Sweetenham believed that all programs and having “highly educated and skilled” coaches at all levels of the program were essential to making sure Britain gave itself the best shot it had of delivering when it most counted: the Olympic Games. While he insisted that the “great work” of local coaches in the birthing pool of talent be recognised (bios and some start sheets listed the current coach and the development and feeder coaches in the background of a swimmer’s career), he also called on those coaches to encourage swimmers to move on if their circumstances (geography, travel, family, access to facilities) were not conducive to ideal outcome for the athletes identified as outstanding prospects.

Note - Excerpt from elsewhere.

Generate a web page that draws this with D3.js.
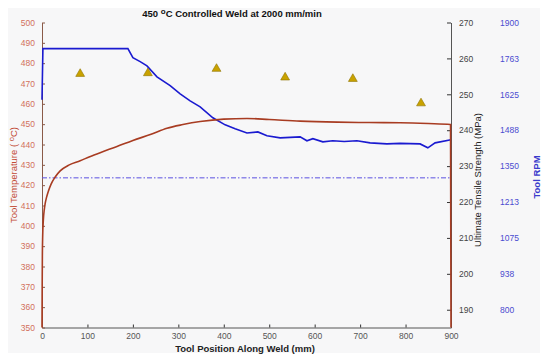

All of that kind of work, including that of club, high school and college coaches in the USA and similar in Australia, is often overlooked in the focus on what draws the eye and gets the coverage for obvious reasons, including soaring achievement in the real of world-class performance and, from another angle, the taint of abusers who have, sadly and in some cases tragically, seen swimming as a place of rich pickings for their perversion. This entry is also dedicated to those coaches who press not just for abuse-free sport and good coaching and governance culture but the proper processes, professional and judicial, required to ensure the protection of victims as well as those falsely accused.